### Provided material ###
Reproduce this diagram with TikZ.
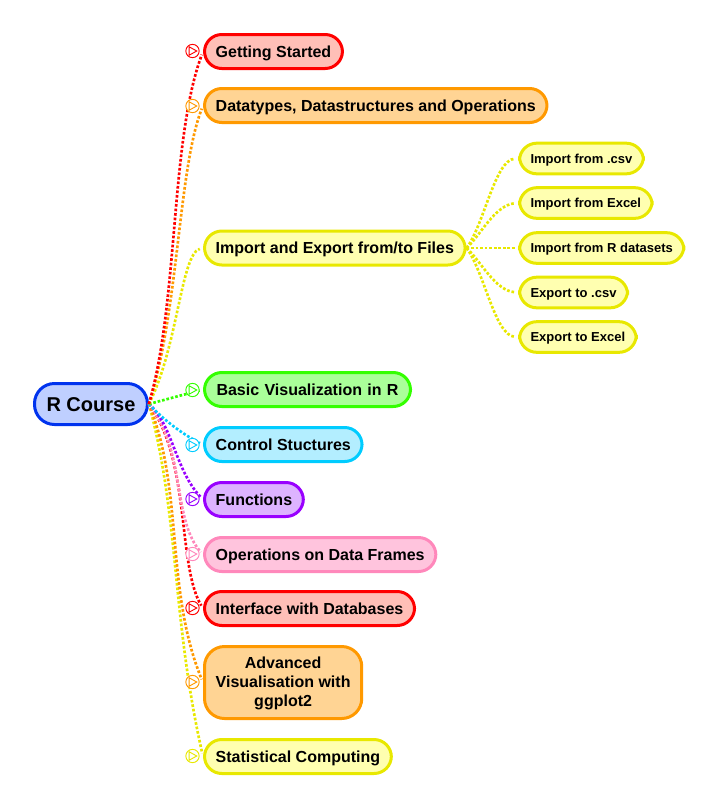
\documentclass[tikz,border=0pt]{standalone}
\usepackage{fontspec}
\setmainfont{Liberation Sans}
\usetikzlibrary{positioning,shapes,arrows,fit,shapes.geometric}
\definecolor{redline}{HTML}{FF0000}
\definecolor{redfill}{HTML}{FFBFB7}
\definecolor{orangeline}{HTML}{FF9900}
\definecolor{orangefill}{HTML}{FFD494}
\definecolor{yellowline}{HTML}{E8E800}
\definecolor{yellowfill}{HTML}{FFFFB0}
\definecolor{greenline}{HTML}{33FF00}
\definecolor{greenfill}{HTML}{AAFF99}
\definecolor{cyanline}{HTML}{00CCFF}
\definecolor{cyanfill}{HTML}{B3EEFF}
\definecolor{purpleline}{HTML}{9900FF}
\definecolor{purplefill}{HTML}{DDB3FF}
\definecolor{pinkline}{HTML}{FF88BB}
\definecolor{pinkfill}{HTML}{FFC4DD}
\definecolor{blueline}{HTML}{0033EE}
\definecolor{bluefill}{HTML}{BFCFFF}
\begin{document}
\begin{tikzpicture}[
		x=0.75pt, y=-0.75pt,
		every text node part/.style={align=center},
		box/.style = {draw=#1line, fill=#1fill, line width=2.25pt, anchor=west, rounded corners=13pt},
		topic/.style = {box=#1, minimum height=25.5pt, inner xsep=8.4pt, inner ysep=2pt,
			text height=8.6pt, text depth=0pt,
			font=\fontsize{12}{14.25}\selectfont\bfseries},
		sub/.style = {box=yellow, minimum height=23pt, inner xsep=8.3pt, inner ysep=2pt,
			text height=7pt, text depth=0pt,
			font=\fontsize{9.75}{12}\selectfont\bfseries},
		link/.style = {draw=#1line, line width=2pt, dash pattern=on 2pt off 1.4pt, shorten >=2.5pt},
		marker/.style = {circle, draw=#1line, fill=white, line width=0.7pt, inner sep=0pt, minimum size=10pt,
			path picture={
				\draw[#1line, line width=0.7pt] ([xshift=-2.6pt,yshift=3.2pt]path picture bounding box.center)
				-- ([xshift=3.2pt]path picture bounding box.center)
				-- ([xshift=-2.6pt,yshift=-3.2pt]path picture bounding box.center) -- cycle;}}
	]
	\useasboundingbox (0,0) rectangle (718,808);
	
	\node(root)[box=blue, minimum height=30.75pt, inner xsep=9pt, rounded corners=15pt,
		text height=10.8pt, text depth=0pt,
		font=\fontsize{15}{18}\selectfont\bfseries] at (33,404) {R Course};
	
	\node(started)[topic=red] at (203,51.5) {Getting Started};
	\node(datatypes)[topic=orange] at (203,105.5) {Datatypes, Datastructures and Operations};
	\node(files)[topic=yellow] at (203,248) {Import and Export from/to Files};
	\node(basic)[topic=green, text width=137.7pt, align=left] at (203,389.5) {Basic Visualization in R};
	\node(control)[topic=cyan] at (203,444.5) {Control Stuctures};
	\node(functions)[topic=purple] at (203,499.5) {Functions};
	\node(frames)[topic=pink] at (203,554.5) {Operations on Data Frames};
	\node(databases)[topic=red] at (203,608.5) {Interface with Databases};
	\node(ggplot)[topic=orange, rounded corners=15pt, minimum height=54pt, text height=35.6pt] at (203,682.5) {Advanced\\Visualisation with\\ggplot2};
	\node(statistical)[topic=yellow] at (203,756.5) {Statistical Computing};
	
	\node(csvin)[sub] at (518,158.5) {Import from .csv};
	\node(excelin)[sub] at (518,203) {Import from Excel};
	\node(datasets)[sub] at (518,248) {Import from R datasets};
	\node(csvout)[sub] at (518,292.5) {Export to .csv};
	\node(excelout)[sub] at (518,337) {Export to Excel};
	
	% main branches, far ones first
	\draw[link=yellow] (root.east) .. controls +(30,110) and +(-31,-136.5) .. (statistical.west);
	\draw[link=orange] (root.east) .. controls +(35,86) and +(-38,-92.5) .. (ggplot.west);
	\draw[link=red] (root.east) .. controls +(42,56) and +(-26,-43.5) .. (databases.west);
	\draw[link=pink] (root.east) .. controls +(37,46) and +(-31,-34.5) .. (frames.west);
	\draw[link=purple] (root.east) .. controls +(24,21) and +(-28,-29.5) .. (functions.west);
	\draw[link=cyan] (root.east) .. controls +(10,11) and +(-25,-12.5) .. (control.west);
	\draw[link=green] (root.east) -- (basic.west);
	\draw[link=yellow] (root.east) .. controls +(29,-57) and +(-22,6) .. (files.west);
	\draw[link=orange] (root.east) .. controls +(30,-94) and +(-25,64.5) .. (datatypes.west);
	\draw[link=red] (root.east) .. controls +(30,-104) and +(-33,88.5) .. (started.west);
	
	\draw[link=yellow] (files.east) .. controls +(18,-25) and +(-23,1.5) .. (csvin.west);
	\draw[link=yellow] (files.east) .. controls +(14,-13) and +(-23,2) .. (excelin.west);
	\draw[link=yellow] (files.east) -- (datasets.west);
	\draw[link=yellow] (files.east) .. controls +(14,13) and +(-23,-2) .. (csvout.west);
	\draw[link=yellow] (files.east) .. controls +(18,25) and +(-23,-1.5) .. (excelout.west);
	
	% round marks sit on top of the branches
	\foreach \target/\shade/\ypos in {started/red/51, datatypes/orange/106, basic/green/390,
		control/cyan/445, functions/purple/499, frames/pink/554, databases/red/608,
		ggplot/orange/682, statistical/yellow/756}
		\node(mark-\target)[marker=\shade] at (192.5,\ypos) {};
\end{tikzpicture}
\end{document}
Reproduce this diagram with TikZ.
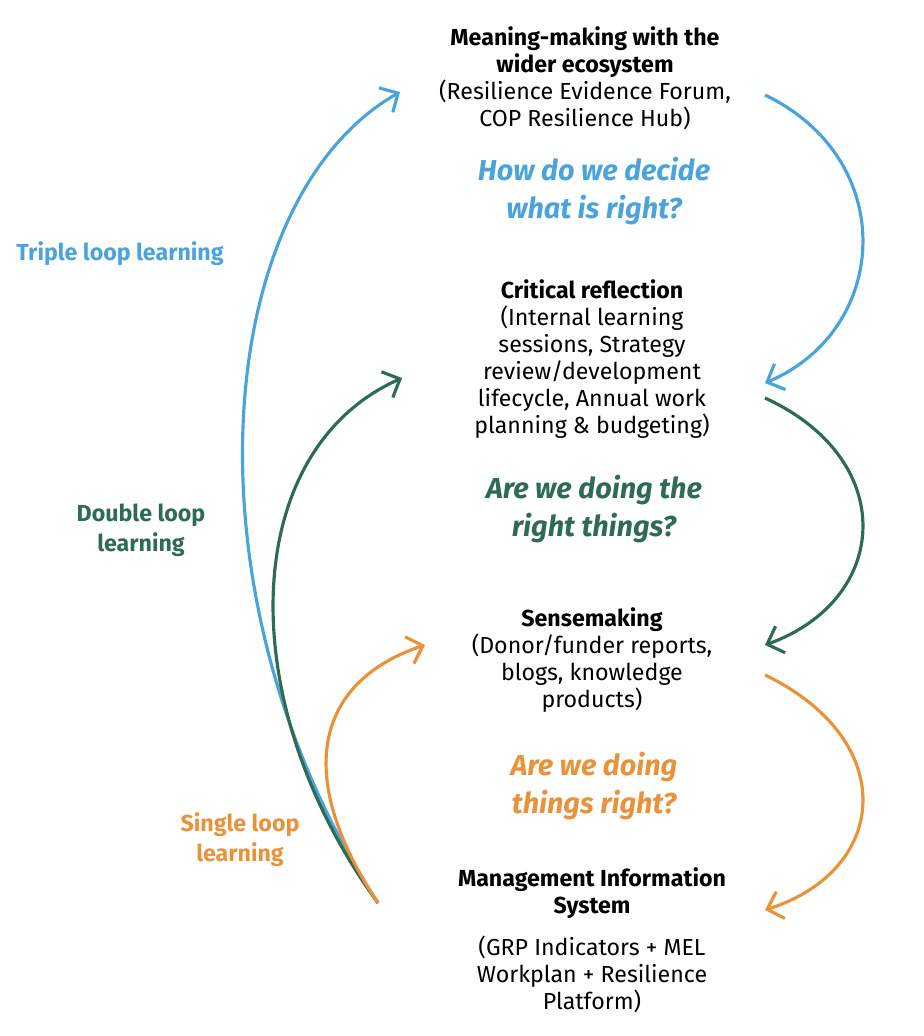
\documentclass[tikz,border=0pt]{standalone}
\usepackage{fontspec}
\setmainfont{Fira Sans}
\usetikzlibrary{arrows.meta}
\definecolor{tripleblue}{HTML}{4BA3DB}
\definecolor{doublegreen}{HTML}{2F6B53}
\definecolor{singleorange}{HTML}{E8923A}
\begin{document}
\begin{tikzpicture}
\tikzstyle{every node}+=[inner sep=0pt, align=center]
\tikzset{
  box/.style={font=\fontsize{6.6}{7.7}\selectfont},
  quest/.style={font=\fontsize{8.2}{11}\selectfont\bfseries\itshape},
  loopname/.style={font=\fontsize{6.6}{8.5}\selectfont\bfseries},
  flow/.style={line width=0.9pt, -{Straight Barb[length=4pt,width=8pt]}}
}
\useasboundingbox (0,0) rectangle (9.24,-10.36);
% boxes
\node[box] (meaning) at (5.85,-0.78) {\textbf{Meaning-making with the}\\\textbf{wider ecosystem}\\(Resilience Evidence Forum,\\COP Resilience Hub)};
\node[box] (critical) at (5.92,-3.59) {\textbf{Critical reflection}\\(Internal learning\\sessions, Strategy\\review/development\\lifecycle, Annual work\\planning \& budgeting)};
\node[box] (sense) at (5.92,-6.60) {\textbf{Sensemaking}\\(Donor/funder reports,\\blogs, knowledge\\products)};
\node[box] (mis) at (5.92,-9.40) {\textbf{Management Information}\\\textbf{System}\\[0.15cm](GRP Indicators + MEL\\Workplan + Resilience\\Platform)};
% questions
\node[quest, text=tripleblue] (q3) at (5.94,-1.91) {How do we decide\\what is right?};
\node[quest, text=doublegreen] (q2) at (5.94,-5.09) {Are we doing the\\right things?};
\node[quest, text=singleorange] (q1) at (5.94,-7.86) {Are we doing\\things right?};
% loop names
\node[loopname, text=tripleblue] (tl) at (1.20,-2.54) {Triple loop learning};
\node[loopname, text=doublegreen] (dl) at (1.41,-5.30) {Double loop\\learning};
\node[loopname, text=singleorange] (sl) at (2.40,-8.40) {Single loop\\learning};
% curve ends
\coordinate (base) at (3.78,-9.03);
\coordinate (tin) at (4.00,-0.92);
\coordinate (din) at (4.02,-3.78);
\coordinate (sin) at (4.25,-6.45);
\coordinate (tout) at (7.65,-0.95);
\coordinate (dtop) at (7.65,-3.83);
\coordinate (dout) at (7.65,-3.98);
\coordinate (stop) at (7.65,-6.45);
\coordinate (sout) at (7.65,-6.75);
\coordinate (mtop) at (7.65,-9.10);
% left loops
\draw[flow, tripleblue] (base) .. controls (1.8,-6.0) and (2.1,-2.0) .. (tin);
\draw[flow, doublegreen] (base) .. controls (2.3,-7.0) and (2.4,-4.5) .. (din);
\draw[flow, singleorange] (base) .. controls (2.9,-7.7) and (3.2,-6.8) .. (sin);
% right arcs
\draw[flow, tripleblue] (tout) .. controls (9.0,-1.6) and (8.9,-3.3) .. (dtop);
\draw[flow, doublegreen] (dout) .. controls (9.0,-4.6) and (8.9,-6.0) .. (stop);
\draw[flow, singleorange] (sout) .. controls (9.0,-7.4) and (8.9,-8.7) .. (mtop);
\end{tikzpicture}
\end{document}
###
Written exercise:
Using the listing, collect all lines in which the string "with" is found.

Final result:
Reproduce this diagram with TikZ.
	\node(databases)[topic=red] at (203,608.5) {Interface with Databases};
	\node(ggplot)[topic=orange, rounded corners=15pt, minimum height=54pt, text height=35.6pt] at (203,682.5) {Advanced\\Visualisation with\\ggplot2};
Reproduce this diagram with TikZ.
\node[box] (meaning) at (5.85,-0.78) {\textbf{Meaning-making with the}\\\textbf{wider ecosystem}\\(Resilience Evidence Forum,\\COP Resilience Hub)};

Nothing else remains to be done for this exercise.